Satyajit Das: The End of Growth, Part 1
Government intervention can cushion some of the costs of the crisis but cannot solve the fundamental problems.
Growth is a relatively recent phenomenon. In a deliberately provocative 2012 National Bureau of Economic Research paper entitled "Is US Economic Growth Over? Faltering Innovation Confronts The Six Headwinds," economist Robert Gordon found that prior to 1750 there was little or no economic growth (as measured by increases in gross domestic product per capita).
It took approximately five centuries (from 1300 to 1800) for the standard of living to double in terms of income per capita. Between 1800 and 1900, it doubled again. The twentieth century saw rapid improvements in living standards, which increased by between five or six times. Living standards doubled between 1929 and 1957 (28 years) and again between 1957 and 1988 (31 years).

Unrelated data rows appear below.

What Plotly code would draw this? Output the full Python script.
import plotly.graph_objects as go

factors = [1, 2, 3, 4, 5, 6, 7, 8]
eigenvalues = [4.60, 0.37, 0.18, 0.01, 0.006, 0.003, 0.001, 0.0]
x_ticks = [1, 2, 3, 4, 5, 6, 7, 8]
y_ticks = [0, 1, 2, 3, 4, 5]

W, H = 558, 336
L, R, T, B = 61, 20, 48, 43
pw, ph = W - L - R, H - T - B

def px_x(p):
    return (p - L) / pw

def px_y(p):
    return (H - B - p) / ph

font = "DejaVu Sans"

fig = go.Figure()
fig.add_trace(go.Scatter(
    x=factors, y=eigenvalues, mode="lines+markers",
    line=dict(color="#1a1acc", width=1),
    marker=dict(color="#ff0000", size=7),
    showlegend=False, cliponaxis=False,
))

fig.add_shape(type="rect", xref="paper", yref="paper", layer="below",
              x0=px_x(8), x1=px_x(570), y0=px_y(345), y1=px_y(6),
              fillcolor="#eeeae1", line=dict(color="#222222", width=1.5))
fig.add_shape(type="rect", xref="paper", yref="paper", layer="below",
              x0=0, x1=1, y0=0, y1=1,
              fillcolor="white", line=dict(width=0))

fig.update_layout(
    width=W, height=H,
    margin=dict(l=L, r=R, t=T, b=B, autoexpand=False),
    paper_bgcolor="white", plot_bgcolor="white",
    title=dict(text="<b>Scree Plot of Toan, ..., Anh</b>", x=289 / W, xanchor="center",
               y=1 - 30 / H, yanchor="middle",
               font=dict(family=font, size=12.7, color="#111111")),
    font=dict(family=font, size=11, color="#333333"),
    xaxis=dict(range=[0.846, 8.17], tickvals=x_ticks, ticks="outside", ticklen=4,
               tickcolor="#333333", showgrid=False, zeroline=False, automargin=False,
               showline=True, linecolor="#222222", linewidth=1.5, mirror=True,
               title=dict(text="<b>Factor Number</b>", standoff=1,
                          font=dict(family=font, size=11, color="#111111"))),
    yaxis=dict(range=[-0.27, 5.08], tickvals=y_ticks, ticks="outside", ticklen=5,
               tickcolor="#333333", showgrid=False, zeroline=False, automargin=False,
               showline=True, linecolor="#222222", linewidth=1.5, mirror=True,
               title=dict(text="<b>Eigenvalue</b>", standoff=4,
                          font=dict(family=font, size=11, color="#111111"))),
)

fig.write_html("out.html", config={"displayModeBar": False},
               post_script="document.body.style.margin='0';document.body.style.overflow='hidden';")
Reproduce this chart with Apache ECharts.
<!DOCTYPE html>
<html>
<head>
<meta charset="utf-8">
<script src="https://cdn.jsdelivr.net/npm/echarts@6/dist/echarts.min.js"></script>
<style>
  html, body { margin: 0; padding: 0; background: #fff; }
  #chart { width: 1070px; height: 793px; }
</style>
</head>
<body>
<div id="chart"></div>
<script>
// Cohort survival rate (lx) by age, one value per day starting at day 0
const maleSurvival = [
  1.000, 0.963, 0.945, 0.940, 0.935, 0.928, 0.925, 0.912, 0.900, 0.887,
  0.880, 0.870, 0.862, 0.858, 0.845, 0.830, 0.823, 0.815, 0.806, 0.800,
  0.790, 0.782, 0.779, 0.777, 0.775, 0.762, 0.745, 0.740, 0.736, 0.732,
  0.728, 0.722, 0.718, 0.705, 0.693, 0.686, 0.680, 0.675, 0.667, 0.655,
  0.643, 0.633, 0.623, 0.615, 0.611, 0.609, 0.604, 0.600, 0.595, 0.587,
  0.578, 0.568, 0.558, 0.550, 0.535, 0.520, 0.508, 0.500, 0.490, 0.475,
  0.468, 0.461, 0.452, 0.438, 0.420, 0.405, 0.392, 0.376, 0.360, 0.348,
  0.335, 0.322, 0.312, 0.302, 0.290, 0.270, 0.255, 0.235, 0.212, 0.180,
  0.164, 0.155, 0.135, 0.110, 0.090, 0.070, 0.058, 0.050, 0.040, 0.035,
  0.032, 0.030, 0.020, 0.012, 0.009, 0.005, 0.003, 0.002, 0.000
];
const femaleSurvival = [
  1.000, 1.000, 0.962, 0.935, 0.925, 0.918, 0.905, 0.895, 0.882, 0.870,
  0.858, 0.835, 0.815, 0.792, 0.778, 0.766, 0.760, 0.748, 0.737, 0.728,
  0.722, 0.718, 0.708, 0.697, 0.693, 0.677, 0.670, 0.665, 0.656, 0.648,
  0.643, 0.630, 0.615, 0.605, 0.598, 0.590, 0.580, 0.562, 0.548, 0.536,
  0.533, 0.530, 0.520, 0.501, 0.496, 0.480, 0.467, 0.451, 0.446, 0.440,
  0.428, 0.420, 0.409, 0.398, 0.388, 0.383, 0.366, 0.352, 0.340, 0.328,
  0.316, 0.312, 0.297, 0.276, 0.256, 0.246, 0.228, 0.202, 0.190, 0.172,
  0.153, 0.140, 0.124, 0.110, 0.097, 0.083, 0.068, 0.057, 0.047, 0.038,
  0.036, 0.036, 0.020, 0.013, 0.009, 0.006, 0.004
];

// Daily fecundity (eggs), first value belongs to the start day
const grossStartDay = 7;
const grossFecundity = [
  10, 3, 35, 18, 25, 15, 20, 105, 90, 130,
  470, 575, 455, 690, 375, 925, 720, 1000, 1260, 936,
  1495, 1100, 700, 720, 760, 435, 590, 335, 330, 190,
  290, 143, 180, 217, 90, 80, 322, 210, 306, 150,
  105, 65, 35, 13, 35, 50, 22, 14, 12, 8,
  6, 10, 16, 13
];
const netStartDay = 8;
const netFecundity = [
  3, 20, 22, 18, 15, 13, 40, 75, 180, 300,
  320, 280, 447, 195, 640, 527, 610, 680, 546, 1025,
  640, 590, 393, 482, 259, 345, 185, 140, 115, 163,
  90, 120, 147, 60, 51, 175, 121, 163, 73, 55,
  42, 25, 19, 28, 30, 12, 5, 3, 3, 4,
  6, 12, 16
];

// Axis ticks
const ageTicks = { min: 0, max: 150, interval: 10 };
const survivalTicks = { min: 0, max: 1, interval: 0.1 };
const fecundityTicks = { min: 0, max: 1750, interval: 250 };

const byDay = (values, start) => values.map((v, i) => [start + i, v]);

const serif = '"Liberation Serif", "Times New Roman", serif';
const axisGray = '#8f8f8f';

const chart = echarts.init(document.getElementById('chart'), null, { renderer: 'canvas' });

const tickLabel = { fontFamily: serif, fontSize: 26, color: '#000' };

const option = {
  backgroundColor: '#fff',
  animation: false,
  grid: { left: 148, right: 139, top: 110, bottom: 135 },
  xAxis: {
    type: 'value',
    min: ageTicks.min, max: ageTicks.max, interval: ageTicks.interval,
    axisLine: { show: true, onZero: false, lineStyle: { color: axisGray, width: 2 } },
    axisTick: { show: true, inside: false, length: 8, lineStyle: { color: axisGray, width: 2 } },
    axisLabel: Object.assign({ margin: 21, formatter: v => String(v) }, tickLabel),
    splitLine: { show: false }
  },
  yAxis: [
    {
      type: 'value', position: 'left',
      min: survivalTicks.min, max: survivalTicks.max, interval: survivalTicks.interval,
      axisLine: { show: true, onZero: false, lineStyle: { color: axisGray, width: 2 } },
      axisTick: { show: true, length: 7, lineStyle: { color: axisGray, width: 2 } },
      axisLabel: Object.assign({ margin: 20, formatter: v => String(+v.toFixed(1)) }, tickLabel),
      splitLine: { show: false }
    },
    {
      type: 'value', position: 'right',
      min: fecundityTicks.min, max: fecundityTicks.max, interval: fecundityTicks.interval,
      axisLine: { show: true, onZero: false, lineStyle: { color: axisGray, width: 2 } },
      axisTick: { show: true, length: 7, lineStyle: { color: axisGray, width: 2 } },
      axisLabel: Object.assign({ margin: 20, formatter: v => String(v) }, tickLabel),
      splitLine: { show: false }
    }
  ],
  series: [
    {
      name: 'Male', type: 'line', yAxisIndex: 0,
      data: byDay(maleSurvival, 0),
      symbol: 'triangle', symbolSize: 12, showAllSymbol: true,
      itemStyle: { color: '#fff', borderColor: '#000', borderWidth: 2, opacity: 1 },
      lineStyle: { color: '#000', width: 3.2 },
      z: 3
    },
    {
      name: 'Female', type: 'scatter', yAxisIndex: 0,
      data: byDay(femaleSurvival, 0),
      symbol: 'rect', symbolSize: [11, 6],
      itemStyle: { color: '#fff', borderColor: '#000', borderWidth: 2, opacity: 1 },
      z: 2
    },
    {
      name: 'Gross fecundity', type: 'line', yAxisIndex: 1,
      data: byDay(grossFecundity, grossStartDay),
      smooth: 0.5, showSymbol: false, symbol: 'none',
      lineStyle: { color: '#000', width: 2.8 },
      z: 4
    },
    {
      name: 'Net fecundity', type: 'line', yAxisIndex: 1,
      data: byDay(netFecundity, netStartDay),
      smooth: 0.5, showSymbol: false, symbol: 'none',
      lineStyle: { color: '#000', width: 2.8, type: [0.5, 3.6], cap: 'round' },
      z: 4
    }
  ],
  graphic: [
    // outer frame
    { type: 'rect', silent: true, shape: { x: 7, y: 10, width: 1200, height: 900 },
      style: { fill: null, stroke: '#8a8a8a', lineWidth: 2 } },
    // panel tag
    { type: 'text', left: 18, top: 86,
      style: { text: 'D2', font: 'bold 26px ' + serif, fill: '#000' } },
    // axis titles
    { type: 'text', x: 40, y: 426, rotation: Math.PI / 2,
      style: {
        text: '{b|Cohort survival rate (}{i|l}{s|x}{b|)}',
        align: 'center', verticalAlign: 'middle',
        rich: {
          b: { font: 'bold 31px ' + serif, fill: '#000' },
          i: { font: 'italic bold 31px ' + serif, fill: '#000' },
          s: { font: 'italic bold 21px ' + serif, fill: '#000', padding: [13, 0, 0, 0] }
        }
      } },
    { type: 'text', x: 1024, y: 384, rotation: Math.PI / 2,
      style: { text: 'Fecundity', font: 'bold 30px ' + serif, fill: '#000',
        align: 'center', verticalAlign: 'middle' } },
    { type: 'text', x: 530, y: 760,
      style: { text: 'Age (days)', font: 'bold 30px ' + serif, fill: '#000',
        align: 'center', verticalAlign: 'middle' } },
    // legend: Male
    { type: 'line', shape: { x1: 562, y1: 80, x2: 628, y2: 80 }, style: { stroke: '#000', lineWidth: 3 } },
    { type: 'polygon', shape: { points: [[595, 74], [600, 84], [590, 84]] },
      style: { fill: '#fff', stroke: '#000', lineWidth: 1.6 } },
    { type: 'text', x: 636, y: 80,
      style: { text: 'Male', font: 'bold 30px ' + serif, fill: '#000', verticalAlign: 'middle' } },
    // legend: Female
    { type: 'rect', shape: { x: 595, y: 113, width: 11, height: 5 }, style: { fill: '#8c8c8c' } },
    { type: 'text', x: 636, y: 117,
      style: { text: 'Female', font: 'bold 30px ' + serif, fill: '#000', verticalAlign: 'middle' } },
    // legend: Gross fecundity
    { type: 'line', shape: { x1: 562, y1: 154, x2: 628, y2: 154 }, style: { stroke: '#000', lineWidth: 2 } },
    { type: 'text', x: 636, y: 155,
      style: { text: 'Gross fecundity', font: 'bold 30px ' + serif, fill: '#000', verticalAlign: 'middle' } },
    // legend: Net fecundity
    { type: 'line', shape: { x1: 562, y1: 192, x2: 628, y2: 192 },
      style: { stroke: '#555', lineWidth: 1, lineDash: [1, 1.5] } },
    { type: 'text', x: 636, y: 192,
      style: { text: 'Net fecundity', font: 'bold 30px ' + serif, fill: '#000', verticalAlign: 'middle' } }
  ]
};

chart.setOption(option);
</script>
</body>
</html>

Other measures show similar trends. Between 1500 and 1820, economic production increased by less than 2% per century. Between 1820 and 1900, economic production roughly doubled. Between 1901 and 2000, economic production increased by a factor of something like four times.
Gordon controversially questions whether economic growth is a continuous process that can persist forever. He argues that growth and improvements in living standards will slow significantly. For “shock value,” he speculates that future growth rates may be 0.2%, well below even the modest 1.8% between 1987 and 2007.
Low or no growth is not necessarily a problem. It may have positive effects, for example on the environment or conservation of scarce resources. But the current economic, political and social system is predicated on endless economic expansion and related improvements in living standards.
Over the last 30 years, a significant proportion of economic growth and the wealth created relied on borrowed money and speculation. Since 2001, borrowing against the rising value of houses contributed to around half the recorded economic growth in the US.
Global trade is built on a financial model. Sellers of goods and services, such as China, Japan, and Germany, indirectly finance purchases by lending foreign exchange reserves to countries like the US and the now deeply troubled “Club Med” economies of Southern Europe.
Financialization is borrowed money and speculation. Debt allows society to borrow from the future. It accelerates consumption, as debt is used to purchase something today against the promise of paying back the borrowing in the future. Spending that would have taken place normally over a period of years is squeezed into a relatively short period because of the availability of cheap money. Business over-invests misreading demand, assuming that the exaggerated growth will continue indefinitely, increasing real asset prices and building significant overcapacity.
Debt-driven consumption became the tool of generating economic growth. But this process requires ever increasing levels of debt. By 2008, $4 to $5 of debt was required to create $1 of growth. China now needs $6 to $8 of credit to generate $1 of growth, an increase from around $1 to $2 of credit for every $1 of growth a decade ago.